Restate each of the lines below word for word and drop every picture.

--------------------------------

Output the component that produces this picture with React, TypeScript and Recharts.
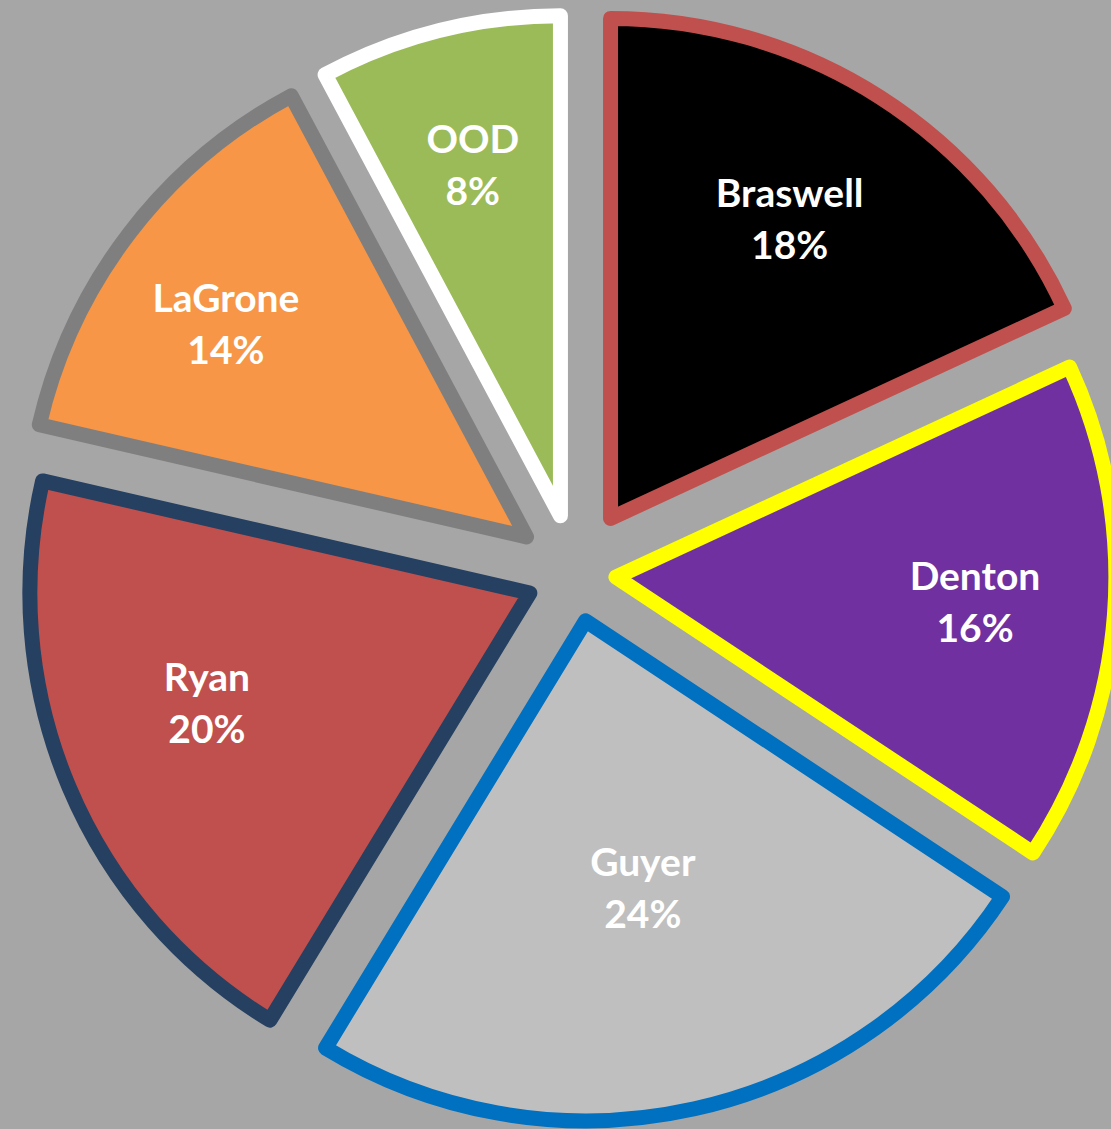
import React from 'react';
import { PieChart, Pie, Cell } from 'recharts';

const names = ['Braswell', 'Denton', 'Guyer', 'Ryan', 'LaGrone', 'OOD'];
const shares = [18.1, 16.2, 24.4, 19.9, 13.6, 7.8];

const fills = ['#000000', '#7030a0', '#bfbfbf', '#c0504d', '#f79646', '#9bbb59'];
const outlines = ['#c0504d', '#ffff00', '#0070c0', '#254061', '#7f7f7f', '#ffffff'];
// how far each slice is pulled out, px
const explode = [66, 41, 48, 49, 61, 60];
// label placement: fraction of radius, and clockwise turn from the slice middle (deg)
const labelDepth = [0.698, 0.72, 0.547, 0.682, 0.737, 0.723];
const labelTurn = [-1.7, -0.3, 0.5, 4.1, -2.1, 0];

const data = names.map((name, i) => ({ name, value: shares[i] }));
const total = shares.reduce((a, b) => a + b, 0);

const W = 1111;
const H = 1129;
const CX = 575;
const CY = 574;
const R = 500;
const RAD = Math.PI / 180;

// mid angle of slice i in recharts degrees (ccw from 3 o'clock)
const sliceMid = (i: number) => {
  const before = shares.slice(0, i).reduce((a, b) => a + b, 0);
  return 90 - ((before + shares[i] / 2) / total) * 360;
};

const makeLabel = (k: number) => (props: any) => {
  const { cx, cy, midAngle, outerRadius, index, name, percent } = props;
  if (index !== k) return null;
  const r = outerRadius * labelDepth[k];
  const a = midAngle - labelTurn[k];
  const x = cx + r * Math.cos(-a * RAD);
  const y = cy + r * Math.sin(-a * RAD);
  return (
    <text
      x={x}
      y={y}
      fill="#ffffff"
      textAnchor="middle"
      fontFamily="Lato, 'Open Sans', sans-serif"
      fontWeight={700}
      fontSize={39}
    >
      <tspan x={x} dy={-12}>{name}</tspan>
      <tspan x={x} dy={52}>{`${Math.round(percent * 100)}%`}</tspan>
    </text>
  );
};

export default function App() {
  return (
    <div style={{ position: 'absolute', left: 0, top: 0, width: W, height: H, background: '#a6a6a6' }}>
      <PieChart width={W} height={H} margin={{ top: 0, right: 0, bottom: 0, left: 0 }}>
        {names.map((n, k) => {
          const mid = sliceMid(k);
          return (
            <Pie
              key={n}
              data={data}
              dataKey="value"
              nameKey="name"
              cx={CX + explode[k] * Math.cos(mid * RAD)}
              cy={CY - explode[k] * Math.sin(mid * RAD)}
              outerRadius={R}
              innerRadius={0}
              startAngle={90}
              endAngle={-270}
              labelLine={false}
              label={makeLabel(k)}
              isAnimationActive={false}
            >
              {data.map((d, i) => (
                <Cell
                  key={d.name}
                  fill={i === k ? fills[i] : 'none'}
                  stroke={i === k ? outlines[i] : 'none'}
                  strokeWidth={15}
                  strokeLinejoin="round"
                />
              ))}
            </Pie>
          );
        })}
      </PieChart>
    </div>
  );
}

--------------------------------

SOLUTION TO THE PROBLEM -
Output the component that produces this picture with React, TypeScript and Recharts.
import React from 'react';
import { PieChart, Pie, Cell } from 'recharts';

const names = ['Braswell', 'Denton', 'Guyer', 'Ryan', 'LaGrone', 'OOD'];
const shares = [18.1, 16.2, 24.4, 19.9, 13.6, 7.8];

const fills = ['#000000', '#7030a0', '#bfbfbf', '#c0504d', '#f79646', '#9bbb59'];
const outlines = ['#c0504d', '#ffff00', '#0070c0', '#254061', '#7f7f7f', '#ffffff'];
// how far each slice is pulled out, px
const explode = [66, 41, 48, 49, 61, 60];
// label placement: fraction of radius, and clockwise turn from the slice middle (deg)
const labelDepth = [0.698, 0.72, 0.547, 0.682, 0.737, 0.723];
const labelTurn = [-1.7, -0.3, 0.5, 4.1, -2.1, 0];

const data = names.map((name, i) => ({ name, value: shares[i] }));
const total = shares.reduce((a, b) => a + b, 0);

const W = 1111;
const H = 1129;
const CX = 575;
const CY = 574;
const R = 500;
const RAD = Math.PI / 180;

// mid angle of slice i in recharts degrees (ccw from 3 o'clock)
const sliceMid = (i: number) => {
  const before = shares.slice(0, i).reduce((a, b) => a + b, 0);
  return 90 - ((before + shares[i] / 2) / total) * 360;
};

const makeLabel = (k: number) => (props: any) => {
  const { cx, cy, midAngle, outerRadius, index, name, percent } = props;
  if (index !== k) return null;
  const r = outerRadius * labelDepth[k];
  const a = midAngle - labelTurn[k];
  const x = cx + r * Math.cos(-a * RAD);
  const y = cy + r * Math.sin(-a * RAD);
  return (
    <text
      x={x}
      y={y}
      fill="#ffffff"
      textAnchor="middle"
      fontFamily="Lato, 'Open Sans', sans-serif"
      fontWeight={700}
      fontSize={39}
    >
      <tspan x={x} dy={-12}>{name}</tspan>
      <tspan x={x} dy={52}>{`${Math.round(percent * 100)}%`}</tspan>
    </text>
  );
};

export default function App() {
  return (
    <div style={{ position: 'absolute', left: 0, top: 0, width: W, height: H, background: '#a6a6a6' }}>
      <PieChart width={W} height={H} margin={{ top: 0, right: 0, bottom: 0, left: 0 }}>
        {names.map((n, k) => {
          const mid = sliceMid(k);
          return (
            <Pie
              key={n}
              data={data}
              dataKey="value"
              nameKey="name"
              cx={CX + explode[k] * Math.cos(mid * RAD)}
              cy={CY - explode[k] * Math.sin(mid * RAD)}
              outerRadius={R}
              innerRadius={0}
              startAngle={90}
              endAngle={-270}
              labelLine={false}
              label={makeLabel(k)}
              isAnimationActive={false}
            >
              {data.map((d, i) => (
                <Cell
                  key={d.name}
                  fill={i === k ? fills[i] : 'none'}
                  stroke={i === k ? outlines[i] : 'none'}
                  strokeWidth={15}
                  strokeLinejoin="round"
                />
              ))}
            </Pie>
          );
        })}
      </PieChart>
    </div>
  );
}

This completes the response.